Item #1047 [ANTI-RELIGIOUS PROPAGANDA] Bezbozhniki [i.e. Godless People]. I. Lebedev.
[ANTI-RELIGIOUS PROPAGANDA] Bezbozhniki [i.e. Godless People]
[ANTI-RELIGIOUS PROPAGANDA] Bezbozhniki [i.e. Godless People]
[ANTI-RELIGIOUS PROPAGANDA] Bezbozhniki [i.e. Godless People]

[ANTI-RELIGIOUS PROPAGANDA] Bezbozhniki [i.e. Godless People]

Moscow: Komissiia po uluchsheniiu zhizni detei pri VTsIK i koop. izdatel’stva “Zhizn' i znanie”, 1924. Item #1047

48 pp. 17,5x13 cm. In original wrappers with decorated frame. Tear of the spine along the staple, some stains.

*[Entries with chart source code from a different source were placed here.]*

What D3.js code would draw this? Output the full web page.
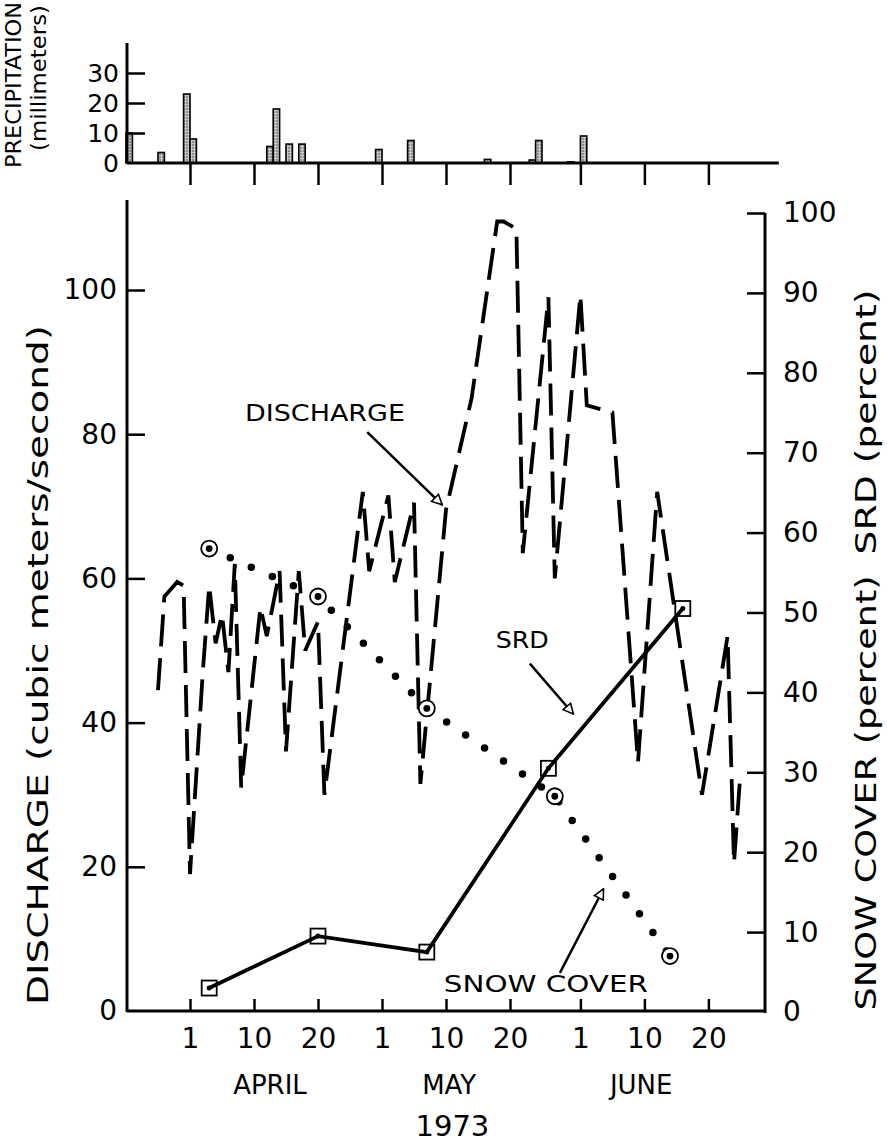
<!DOCTYPE html>
<html><head><meta charset="utf-8">
<script src="https://cdn.jsdelivr.net/npm/d3@7"></script>
<style>
body{margin:0;background:#fff}
svg{display:block;background:#fff}
text{font-family:"DejaVu Sans",sans-serif;fill:#000}
</style>
</head><body>
<svg id="chart" width="887" height="1144"></svg>
<script>
// ---------------- DATA (day of year 1973; Apr 1 = 91) ----------------
const dischargeDays   = [86, 87, 88, 89, 90, 91, 93, 94, 95, 96, 97, 98, 99, 102, 103, 105, 106, 108, 109, 111, 112, 118, 119, 122, 123, 126, 127, 131, 135, 139, 140, 142, 143, 147, 148, 152, 153, 157, 161, 164, 171, 175, 176, 177];
const dischargeValues = [44.5, 57.5, 58.5, 59.5, 59, 19, 47, 59, 51, 55, 47, 62, 31, 56, 52, 61, 36, 61, 50, 54, 30, 72, 61, 71.5, 59.5, 70.5, 31.5, 69.5, 85, 109.5, 109.5, 108.5, 63.5, 99, 60, 99.3, 84, 83, 34.5, 72, 30, 52, 20.5, 33];

const srdDays    = [94, 111, 128, 147, 168];
const srdValues  = [3, 9.5, 7.5, 30.5, 50.5];

const snowDays   = [94, 111, 128, 148, 166];
const snowValues = [58, 52, 38, 27, 7];

const precipDays   = [81, 86, 90, 91, 103, 104, 106, 108, 120, 125, 137, 144, 145, 150, 152];
const precipValues = [10, 3.5, 23, 8, 5.5, 18, 6.3, 6.3, 4.5, 7.5, 1.2, 1, 7.5, 0.4, 9];

const tickDays   = [91, 101, 111, 121, 131, 141, 152, 162, 172];
const tickLabels = ["1", "10", "20", "1", "10", "20", "1", "10", "20"];
const monthLabels = ["APRIL", "MAY", "JUNE"];
const monthDays   = [103.5, 131.5, 161.5];
const yearLabel = "1973";
const yearDay = 132;

const leftTicks   = [20, 40, 60, 80, 100];
const leftLabels  = [0, 20, 40, 60, 80, 100];
const rightTicks  = [10, 20, 30, 40, 50, 60, 70, 80, 90, 100];
const rightLabels = [0, 10, 20, 30, 40, 50, 60, 70, 80, 90, 100];
const precipTicks  = [10, 20, 30];
const precipLabels = [0, 10, 20, 30];

// ---------------- LAYOUT ----------------
const svg = d3.select("#chart");
const X0 = 127, X1 = 765;
const x  = d3.scaleLinear().domain([81, 181]).range([126, 766]);
const yL = d3.scaleLinear().domain([0, 100]).range([1011, 290]);
const yR = d3.scaleLinear().domain([0, 100]).range([1012, 213]);
const yP = d3.scaleLinear().domain([0, 30]).range([163, 73]);

// patterns / markers
const defs = svg.append("defs");
const pat = defs.append("pattern").attr("id","stip").attr("width",3).attr("height",3).attr("patternUnits","userSpaceOnUse");
pat.append("rect").attr("width",3).attr("height",3).attr("fill","#c8c8c8");
pat.append("circle").attr("cx",1).attr("cy",1).attr("r",0.8).attr("fill","#444");
defs.append("marker").attr("id","arr").attr("viewBox","0 0 12 12").attr("refX",11).attr("refY",6)
  .attr("markerWidth",12).attr("markerHeight",12).attr("markerUnits","userSpaceOnUse").attr("orient","auto")
  .append("path").attr("d","M1,1 L11,6 L1,11 Z").attr("fill","#fff").attr("stroke","#000").attr("stroke-width",1.6);

function styleAxis(g, w){
  g.selectAll("path.domain").remove();
  g.selectAll(".tick line").attr("stroke","#000").attr("stroke-width",w);
}

// ---------------- PRECIPITATION PANEL ----------------
const pGroup = svg.append("g");
pGroup.selectAll("rect.bar").data(precipDays.map((d,i)=>({d, v:precipValues[i]}))).join("rect")
  .attr("class","bar")
  .attr("x", p => x(p.d)).attr("width", p => x(p.d+1)-x(p.d))
  .attr("y", p => yP(p.v)).attr("height", p => yP(0)-yP(p.v))
  .attr("fill","url(#stip)").attr("stroke","#000").attr("stroke-width",1.6);
pGroup.append("line").attr("x1",X0).attr("x2",x(183)).attr("y1",yP(0)).attr("y2",yP(0)).attr("stroke","#000").attr("stroke-width",3);
pGroup.append("line").attr("x1",X0).attr("x2",X0).attr("y1",yP(0)).attr("y2",yP(40)).attr("stroke","#000").attr("stroke-width",3);
const pTicks = pGroup.append("g").attr("transform",`translate(${X0},0)`).call(d3.axisRight(yP).tickValues(precipTicks).tickSize(18).tickFormat(""));
styleAxis(pTicks, 2.5);
const pLab = pGroup.append("g").attr("transform",`translate(${X0},0)`).call(d3.axisLeft(yP).tickValues(precipLabels).tickSize(0).tickPadding(8));
pLab.selectAll("path.domain").remove();
pLab.selectAll("text").attr("font-size",25).attr("font-family","DejaVu Sans").attr("fill","#000");
const pX = pGroup.append("g").attr("transform",`translate(0,${yP(0)})`).call(d3.axisBottom(x).tickValues(tickDays).tickSize(22).tickFormat(""));
styleAxis(pX, 2.5);
svg.append("text").attr("transform","translate(13,85) rotate(-90)").attr("text-anchor","middle").attr("dy","0.36em")
  .attr("font-size",21).attr("textLength",166).attr("lengthAdjust","spacingAndGlyphs").text("PRECIPITATION");
svg.append("text").attr("transform","translate(38,78) rotate(-90)").attr("text-anchor","middle").attr("dy","0.36em")
  .attr("font-size",21).attr("textLength",146).attr("lengthAdjust","spacingAndGlyphs").text("(millimeters)");

// ---------------- MAIN AXES ----------------
const axW = 3;
svg.append("line").attr("x1",X0).attr("x2",X0).attr("y1",200).attr("y2",yL(0)+1).attr("stroke","#000").attr("stroke-width",axW);
svg.append("line").attr("x1",X1).attr("x2",X1).attr("y1",yR(100)).attr("y2",yR(0)+1).attr("stroke","#000").attr("stroke-width",axW);
svg.append("line").attr("x1",X0).attr("x2",X1).attr("y1",yL(0)).attr("y2",yL(0)).attr("stroke","#000").attr("stroke-width",axW);

const lT = svg.append("g").attr("transform",`translate(${X0},0)`).call(d3.axisRight(yL).tickValues(leftTicks).tickSize(18).tickFormat(""));
styleAxis(lT, 2.5);
const lL = svg.append("g").attr("transform",`translate(${X0},0)`).call(d3.axisLeft(yL).tickValues(leftLabels).tickSize(0).tickPadding(10));
lL.selectAll("path.domain").remove();
lL.selectAll("text").attr("font-size",28).attr("font-family","DejaVu Sans").attr("fill","#000");

const rT = svg.append("g").attr("transform",`translate(${X1},0)`).call(d3.axisLeft(yR).tickValues(rightTicks).tickSize(18).tickFormat(""));
styleAxis(rT, 2.5);
const rL = svg.append("g").attr("transform",`translate(${X1},0)`).call(d3.axisRight(yR).tickValues(rightLabels).tickSize(0).tickPadding(18));
rL.selectAll("path.domain").remove();
rL.selectAll("text").attr("font-size",28).attr("font-family","DejaVu Sans").attr("fill","#000");

const bT = svg.append("g").attr("transform",`translate(0,${yL(0)})`).call(d3.axisTop(x).tickValues(tickDays).tickSize(12).tickFormat(""));
styleAxis(bT, 2.5);
const bL = svg.append("g").attr("transform",`translate(0,${yL(0)})`).call(d3.axisBottom(x).tickValues(tickDays).tickSize(0).tickPadding(17).tickFormat((d,i)=>tickLabels[i]));
bL.selectAll("path.domain").remove();
bL.selectAll("text").attr("font-size",28).attr("font-family","DejaVu Sans").attr("fill","#000");

svg.selectAll("text.month").data(monthLabels).join("text").attr("class","month")
  .attr("x",(d,i)=>x(monthDays[i])).attr("y",1094).attr("text-anchor","middle").attr("font-size",26).text(d=>d);
svg.append("text").attr("x",x(yearDay)).attr("y",1136).attr("text-anchor","middle").attr("font-size",29).text(yearLabel);

svg.append("text").attr("transform","translate(38,665) rotate(-90)").attr("text-anchor","middle").attr("dy","0.35em")
  .attr("font-size",28).attr("textLength",680).attr("lengthAdjust","spacingAndGlyphs").text("DISCHARGE (cubic meters/second)");
svg.append("text").attr("transform","translate(866,422) rotate(-90)").attr("text-anchor","middle").attr("dy","0.35em")
  .attr("font-size",28).attr("textLength",265).attr("lengthAdjust","spacingAndGlyphs").text("SRD (percent)");
svg.append("text").attr("transform","translate(866,793) rotate(-90)").attr("text-anchor","middle").attr("dy","0.35em")
  .attr("font-size",28).attr("textLength",435).attr("lengthAdjust","spacingAndGlyphs").text("SNOW COVER (percent)");

// ---------------- SERIES ----------------
const dis = dischargeDays.map((d,i)=>[d, dischargeValues[i]]);
svg.append("path").datum(dis)
  .attr("d", d3.line().x(p=>x(p[0])).y(p=>yL(p[1])))
  .attr("fill","none").attr("stroke","#000").attr("stroke-width",3.8)
  .attr("stroke-dasharray","32 12").attr("stroke-linejoin","miter");

const snow = snowDays.map((d,i)=>[d, snowValues[i]]);
svg.append("path").datum(snow)
  .attr("d", d3.line().x(p=>x(p[0])).y(p=>yR(p[1])))
  .attr("fill","none").attr("stroke","#000").attr("stroke-width",7.5)
  .attr("stroke-linecap","round").attr("stroke-dasharray","0 23");
const sc = svg.selectAll("g.snow").data(snow).join("g").attr("class","snow")
  .attr("transform",p=>`translate(${x(p[0])},${yR(p[1])})`);
sc.append("circle").attr("r",8).attr("fill","#fff").attr("stroke","#000").attr("stroke-width",1.8);
sc.append("circle").attr("r",3.4).attr("fill","#000");

const srd = srdDays.map((d,i)=>[d, srdValues[i]]);
svg.append("path").datum(srd)
  .attr("d", d3.line().x(p=>x(p[0])).y(p=>yR(p[1])))
  .attr("fill","none").attr("stroke","#000").attr("stroke-width",3.8);
const sq = svg.selectAll("g.srd").data(srd).join("g").attr("class","srd")
  .attr("transform",p=>`translate(${x(p[0])},${yR(p[1])})`);
sq.append("rect").attr("x",-7.5).attr("y",-7.5).attr("width",15).attr("height",15)
  .attr("fill","none").attr("stroke","#000").attr("stroke-width",1.8);
sq.append("circle").attr("r",2.5).attr("fill","#000");

// ---------------- ANNOTATIONS ----------------
const annText = ["DISCHARGE", "SRD", "SNOW COVER"];
const annPos  = [[112.1, 83], [142.9, 46.6], [146.6, 3.5]];       // [day, value] text centre
const annAxis = ["L", "R", "R"];
const annFrom = [[118.7, 80.3], [144.1, 43.6], [148.8, 4.9]];
const annTo   = [[130.4, 70.2], [150.9, 37.3], [155.6, 15.4]];
const annLen  = [160, 53, 204];
annText.forEach((t,i)=>{
  const ys = annAxis[i]==="L" ? yL : yR;
  svg.append("text").attr("x",x(annPos[i][0])).attr("y",ys(annPos[i][1])).attr("dy","0.36em")
    .attr("text-anchor","middle").attr("font-size",23).attr("textLength",annLen[i]).attr("lengthAdjust","spacingAndGlyphs").text(t);
  svg.append("line").attr("x1",x(annFrom[i][0])).attr("y1",ys(annFrom[i][1]))
    .attr("x2",x(annTo[i][0])).attr("y2",ys(annTo[i][1]))
    .attr("stroke","#000").attr("stroke-width",2.5).attr("marker-end","url(#arr)");
});
</script>
</body></html>
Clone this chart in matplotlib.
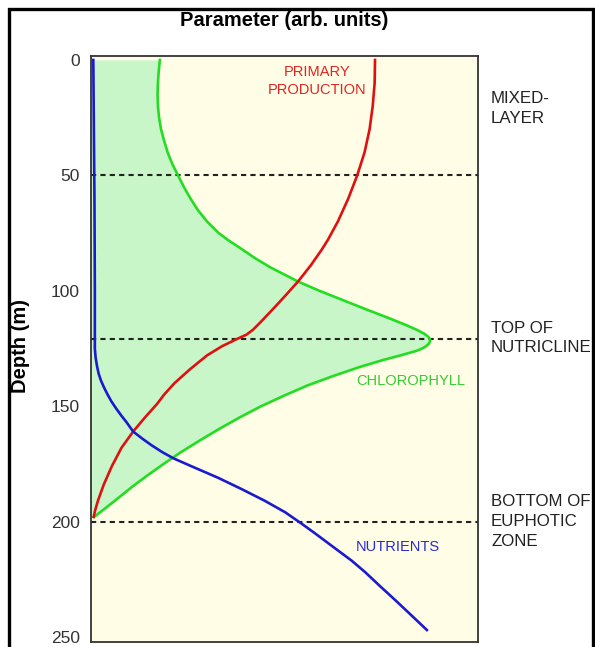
"""Depth profiles of nutrients, chlorophyll and primary production in the upper ocean."""
import matplotlib.pyplot as plt
from matplotlib.patches import Rectangle

plt.rcParams['font.family'] = ['Liberation Sans', 'DejaVu Sans']

# depth (m) and parameter value (arbitrary units, 0-100)
prod_depth = [0, 10, 20, 30, 40, 50, 60, 70, 78, 82, 89, 96, 102, 108, 114, 117, 119, 121, 124, 128, 134, 140, 145, 149, 155, 161, 168, 176, 184, 191, 195, 198]
prod_value = [73.4, 73.3, 72.8, 72.0, 70.7, 68.8, 66.5, 63.8, 61.2, 59.7, 56.8, 53.5, 50.3, 47.0, 43.6, 41.8, 40.2, 37.6, 33.9, 30.0, 25.6, 21.6, 18.9, 17.1, 13.9, 10.9, 7.9, 5.4, 3.3, 1.8, 1.1, 0.7]

chl_depth = [0, 5, 10, 15, 20, 25, 30, 35, 40, 45, 50, 55, 60, 65, 70, 75, 78, 82, 86, 90, 96, 100, 104, 108, 112, 115, 117, 118.5, 120, 121, 122, 123, 124, 125, 126, 128, 130, 133, 137, 141, 145, 150, 155, 160, 165, 170, 175, 180, 185, 190, 194, 198]
chl_value = [17.8, 17.5, 17.3, 17.2, 17.3, 17.6, 18.1, 18.9, 19.8, 21.0, 22.5, 24.0, 25.7, 27.6, 30.0, 33.0, 35.4, 39.0, 42.5, 46.5, 53.5, 59.0, 65.0, 71.0, 77.2, 81.6, 84.3, 86.0, 87.2, 87.6, 87.6, 87.3, 86.6, 85.6, 84.2, 80.0, 75.5, 69.5, 62.5, 56.0, 50.5, 44.0, 38.3, 33.0, 28.0, 23.2, 18.8, 14.6, 10.6, 6.9, 3.9, 0.8]

nut_depth = [0, 60, 100, 125, 129, 133, 136, 139, 142, 145, 148, 151, 154, 157, 161, 164, 167, 170, 172.6, 176, 181, 186, 191, 196, 201, 205, 209, 213, 217, 222, 228, 234, 240, 247]
nut_value = [0.6, 0.9, 1.0, 1.0, 1.2, 1.6, 2.0, 2.6, 3.4, 4.3, 5.3, 6.5, 7.8, 9.2, 10.9, 13.2, 15.7, 18.5, 21.3, 25.9, 32.8, 39.0, 44.9, 50.2, 54.5, 57.8, 61.0, 64.2, 67.4, 70.9, 74.7, 78.6, 82.4, 86.8]

boundary_depths = [50, 121, 200]
boundary_labels = ['MIXED-\nLAYER', 'TOP OF\nNUTRICLINE', 'BOTTOM OF\nEUPHOTIC\nZONE']
boundary_label_depths = [21, 120.5, 200]

depth_ticks = [0, 50, 100, 150, 200, 250]

fig = plt.figure(figsize=(5.95, 6.47), dpi=100)
ax = fig.add_axes([0.1529, 0.0077, 0.6504, 0.9057])
ax.set_facecolor('#fffde5')

ax.fill_betweenx(chl_depth, 0, chl_value, color='#c8f6c8', lw=0, zorder=1)
for d in boundary_depths:
    ax.axhline(d, color='#222222', lw=1.5, ls=(0, (2.5, 2)), zorder=2)

ax.plot(chl_value, chl_depth, color='#22dd22', lw=1.9, zorder=3)
ax.plot(prod_value, prod_depth, color='#e01010', lw=1.9, zorder=4)
ax.plot(nut_value, nut_depth, color='#1a1ad0', lw=1.9, zorder=5)

ax.text(58.3, 9, 'PRIMARY\nPRODUCTION', color='#e02424', fontsize=10.5,
        ha='center', va='center', linespacing=1.35)
ax.text(68.5, 139, 'CHLOROPHYLL', color='#33cc33', fontsize=10.5, ha='left', va='center')
ax.text(68.3, 211, 'NUTRIENTS', color='#2a2acc', fontsize=10.5, ha='left', va='center')

for lab, d in zip(boundary_labels, boundary_label_depths):
    ax.text(103.4, d, lab, color='#222222', fontsize=12.2, ha='left', va='center',
            linespacing=1.4, clip_on=False)

ax.set_xlim(0, 100)
ax.set_ylim(252.2, -1.7)
ax.set_xticks([])
ax.set_yticks(depth_ticks)
ax.tick_params(axis='y', length=0, pad=8, labelsize=12.5, labelcolor='#333333')
for s in ax.spines.values():
    s.set_color('#333333')
    s.set_linewidth(1.3)

fig.text(284 / 595, 1 - 20 / 647, 'Parameter (arb. units)', fontsize=14.5,
         fontweight='bold', ha='center', va='center')
fig.text(21 / 595, 1 - 346 / 647, 'Depth (m)', fontsize=14.5, fontweight='bold',
         rotation=90, ha='center', va='center')

# outer frame, open at the bottom
fig.add_artist(Rectangle((8.5 / 595, -0.05), (593 - 8.5) / 595, 1.05 - 8.5 / 647,
                         transform=fig.transFigure, fill=False, lw=2.4,
                         edgecolor='black', clip_on=False))

fig.savefig('out.png', dpi=100)
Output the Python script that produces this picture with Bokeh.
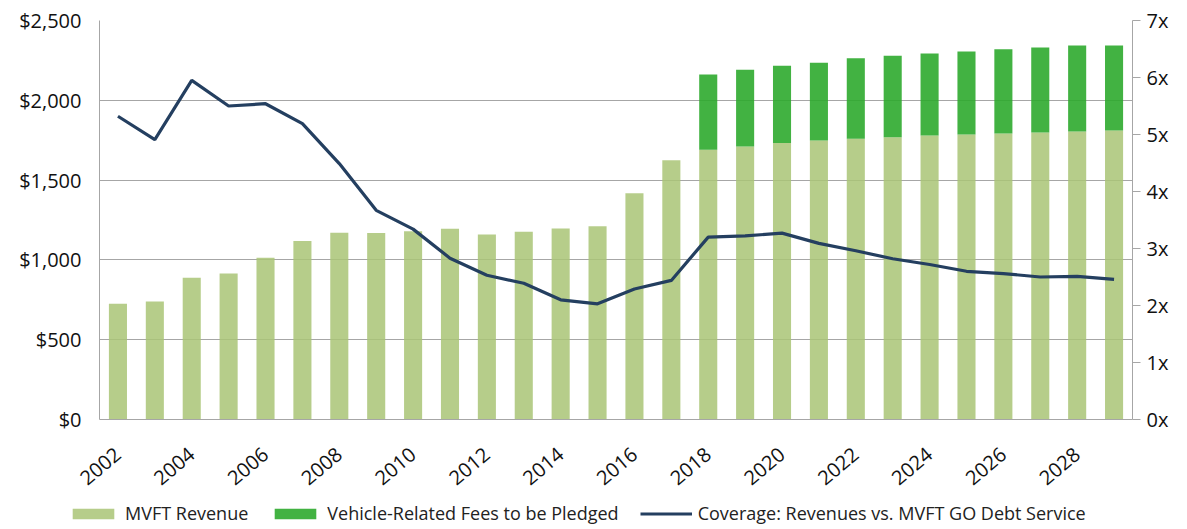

First edition. One of 10 000 copies. Extremely rare.
Signed by the author on the title page: ‘For the Library of the Sun of Russian Writers from the author. Iv. Lebedev. 22/VIII/1924’. The copy contains an enlarged version: some ink phrases complement the text on p.42.
One of the folk plays by the popular peasant writer Ivan Lebedev (1859-1949). It was ordered by The Commission for the Improvement of Children’s Life under the All-Russian Central Executive Committee. Headed by F. Dzerzhinsky, this institution was established to decrease the number of homeless children and existed from 1921till 1938. Among its activities were the directing of the working communes, the publication of relevant decrees, as well as fundraising campaigns.
Popular Lebedev’s works were staged and recited in rural areas. Provincial theatrical performances promoted new values of the socialist state and had more influence on peasants than cinema. The spectaculars were impressed by the main characters - young, promising, positive. There were Komsomol members, Red Army soldiers, provincial activists, who solved social tasks and found personal happiness. In the meantime, the antagonists were kulaks, priests, etc. Thus, conflicts between generations went alongside conflicts of economic and social systems.
“Mother and I turned to communism and we don't need to be churchly anymore” - a young female character said to her religious father. This book became a part of the mass anti-religious campaign denouncing clerics. The story itself told how provincial believers ‘got well’ and turned away from the church. It is seen even in a list of characters where almost everybody is described by relevant adjectives: “a rural priest - sloppy, shaggy, drunk-faced”, “priest’s cook - silly peasant woman”, but “24-year-old Red Army soldier”, “young and educated village man”.
Ironically the front cover design resembles a Christmas tree while the atheist Soviet state fought against this holiday. The lower edge features a monogram AK of an unknown artist.
Most likely, the copy was preserved up to our days because it was not used for stagings.

The only copy is located in The British Library.